**Given task**: For the copy, please give all of the data again exactly and leave the pictures out.

# start of Data block

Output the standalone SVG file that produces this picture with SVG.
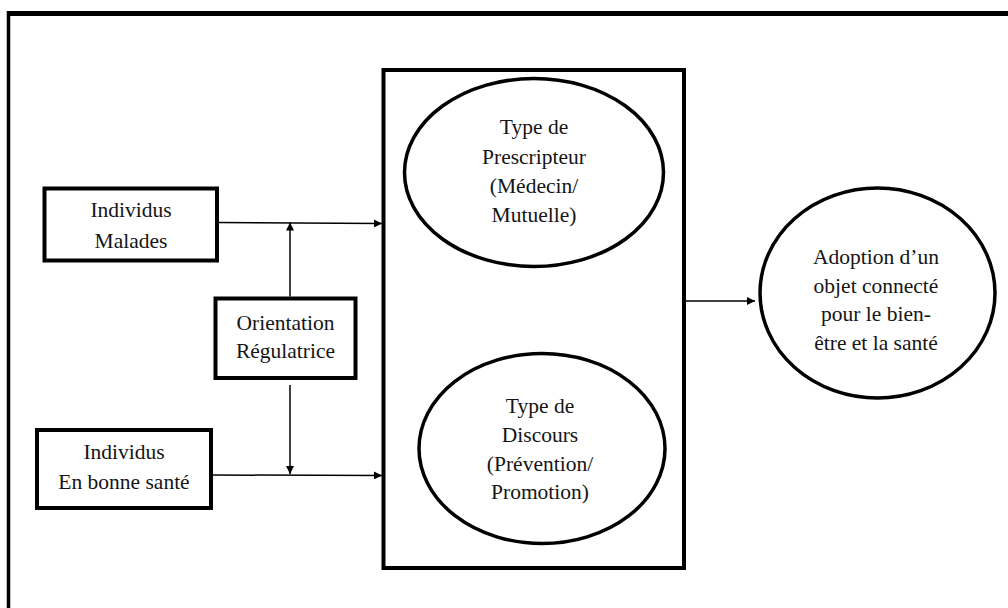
<svg xmlns="http://www.w3.org/2000/svg" width="1008" height="608" viewBox="0 0 1008 608">
<style>
.box{fill:#fff;stroke:#000;stroke-width:4}
.ell{fill:#fff;stroke:#000;stroke-width:3.5}
.conn{fill:none;stroke:#000;stroke-width:1.5}
.t{font-family:'Liberation Serif','Times New Roman',Tinos,'DejaVu Serif',serif;font-size:21.5px;fill:#151515;text-anchor:middle}
</style>
<defs>
<marker id="ah" viewBox="0 0 10 10" refX="10" refY="5" markerWidth="10" markerHeight="8" markerUnits="userSpaceOnUse" orient="auto">
<path d="M0,0 L10,5 L0,10 z" fill="#000"/>
</marker>
</defs>
<rect x="0" y="0" width="1008" height="608" fill="#fff"/>
<g id="frame">
<line x1="7" y1="13.5" x2="1008" y2="13.5" stroke="#000" stroke-width="5"/>
<line x1="8.5" y1="11" x2="8.5" y2="608" stroke="#000" stroke-width="3.5"/>
</g>
<g id="connectors">
<line class="conn" x1="217" y1="222.5" x2="382" y2="223.5" marker-end="url(#ah)"/>
<line class="conn" x1="213" y1="475" x2="382" y2="475.5" marker-end="url(#ah)"/>
<line class="conn" x1="290" y1="296.5" x2="290" y2="222.5" marker-end="url(#ah)"/>
<line class="conn" x1="290" y1="385" x2="290" y2="474" marker-end="url(#ah)"/>
<line class="conn" x1="684" y1="301" x2="755" y2="301" marker-end="url(#ah)"/>
</g>
<g id="main">
<rect class="box" x="383.5" y="70" width="300.5" height="498"/>
</g>
<g id="prescripteur" class="t" font-family="Liberation Serif, serif">
<ellipse class="ell" cx="534" cy="172.5" rx="129.5" ry="94"/>
<text x="534" y="134">Type de</text>
<text x="534" y="163.5">Prescripteur</text>
<text x="534" y="193">(Médecin/</text>
<text x="534" y="222">Mutuelle)</text>
</g>
<g id="discours" class="t" font-family="Liberation Serif, serif">
<ellipse class="ell" cx="542" cy="448.5" rx="123" ry="95"/>
<text x="540" y="413">Type de</text>
<text x="540" y="442">Discours</text>
<text x="540" y="470.5">(Prévention/</text>
<text x="540" y="499">Promotion)</text>
</g>
<g id="malades" class="t" font-family="Liberation Serif, serif">
<rect class="box" x="44.5" y="188.5" width="172.5" height="72"/>
<text x="131" y="216.5">Individus</text>
<text x="131" y="247.5">Malades</text>
</g>
<g id="orientation" class="t" font-family="Liberation Serif, serif">
<rect class="box" x="215.5" y="298.5" width="140" height="79.5"/>
<text x="285.5" y="330">Orientation</text>
<text x="285.5" y="357.5">Régulatrice</text>
</g>
<g id="bonne-sante" class="t" font-family="Liberation Serif, serif">
<rect class="box" x="37" y="430" width="174" height="78"/>
<text x="124" y="458.5">Individus</text>
<text x="124" y="488.5">En bonne santé</text>
</g>
<g id="adoption" class="t" font-family="Liberation Serif, serif">
<ellipse class="ell" cx="877.5" cy="293" rx="117.5" ry="105"/>
<text x="876" y="263.5">Adoption d’un</text>
<text x="876" y="293">objet connecté</text>
<text x="876" y="321">pour le bien-</text>
<text x="876" y="350">être et la santé</text>
</g>
</svg>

# end of Data block

**Task output**:
Output the standalone SVG file that produces this picture with SVG.
<svg xmlns="http://www.w3.org/2000/svg" width="1008" height="608" viewBox="0 0 1008 608">
<style>
.box{fill:#fff;stroke:#000;stroke-width:4}
.ell{fill:#fff;stroke:#000;stroke-width:3.5}
.conn{fill:none;stroke:#000;stroke-width:1.5}
.t{font-family:'Liberation Serif','Times New Roman',Tinos,'DejaVu Serif',serif;font-size:21.5px;fill:#151515;text-anchor:middle}
</style>
<defs>
<marker id="ah" viewBox="0 0 10 10" refX="10" refY="5" markerWidth="10" markerHeight="8" markerUnits="userSpaceOnUse" orient="auto">
<path d="M0,0 L10,5 L0,10 z" fill="#000"/>
</marker>
</defs>
<rect x="0" y="0" width="1008" height="608" fill="#fff"/>
<g id="frame">
<line x1="7" y1="13.5" x2="1008" y2="13.5" stroke="#000" stroke-width="5"/>
<line x1="8.5" y1="11" x2="8.5" y2="608" stroke="#000" stroke-width="3.5"/>
</g>
<g id="connectors">
<line class="conn" x1="217" y1="222.5" x2="382" y2="223.5" marker-end="url(#ah)"/>
<line class="conn" x1="213" y1="475" x2="382" y2="475.5" marker-end="url(#ah)"/>
<line class="conn" x1="290" y1="296.5" x2="290" y2="222.5" marker-end="url(#ah)"/>
<line class="conn" x1="290" y1="385" x2="290" y2="474" marker-end="url(#ah)"/>
<line class="conn" x1="684" y1="301" x2="755" y2="301" marker-end="url(#ah)"/>
</g>
<g id="main">
<rect class="box" x="383.5" y="70" width="300.5" height="498"/>
</g>
<g id="prescripteur" class="t" font-family="Liberation Serif, serif">
<ellipse class="ell" cx="534" cy="172.5" rx="129.5" ry="94"/>
<text x="534" y="134">Type de</text>
<text x="534" y="163.5">Prescripteur</text>
<text x="534" y="193">(Médecin/</text>
<text x="534" y="222">Mutuelle)</text>
</g>
<g id="discours" class="t" font-family="Liberation Serif, serif">
<ellipse class="ell" cx="542" cy="448.5" rx="123" ry="95"/>
<text x="540" y="413">Type de</text>
<text x="540" y="442">Discours</text>
<text x="540" y="470.5">(Prévention/</text>
<text x="540" y="499">Promotion)</text>
</g>
<g id="malades" class="t" font-family="Liberation Serif, serif">
<rect class="box" x="44.5" y="188.5" width="172.5" height="72"/>
<text x="131" y="216.5">Individus</text>
<text x="131" y="247.5">Malades</text>
</g>
<g id="orientation" class="t" font-family="Liberation Serif, serif">
<rect class="box" x="215.5" y="298.5" width="140" height="79.5"/>
<text x="285.5" y="330">Orientation</text>
<text x="285.5" y="357.5">Régulatrice</text>
</g>
<g id="bonne-sante" class="t" font-family="Liberation Serif, serif">
<rect class="box" x="37" y="430" width="174" height="78"/>
<text x="124" y="458.5">Individus</text>
<text x="124" y="488.5">En bonne santé</text>
</g>
<g id="adoption" class="t" font-family="Liberation Serif, serif">
<ellipse class="ell" cx="877.5" cy="293" rx="117.5" ry="105"/>
<text x="876" y="263.5">Adoption d’un</text>
<text x="876" y="293">objet connecté</text>
<text x="876" y="321">pour le bien-</text>
<text x="876" y="350">être et la santé</text>
</g>
</svg>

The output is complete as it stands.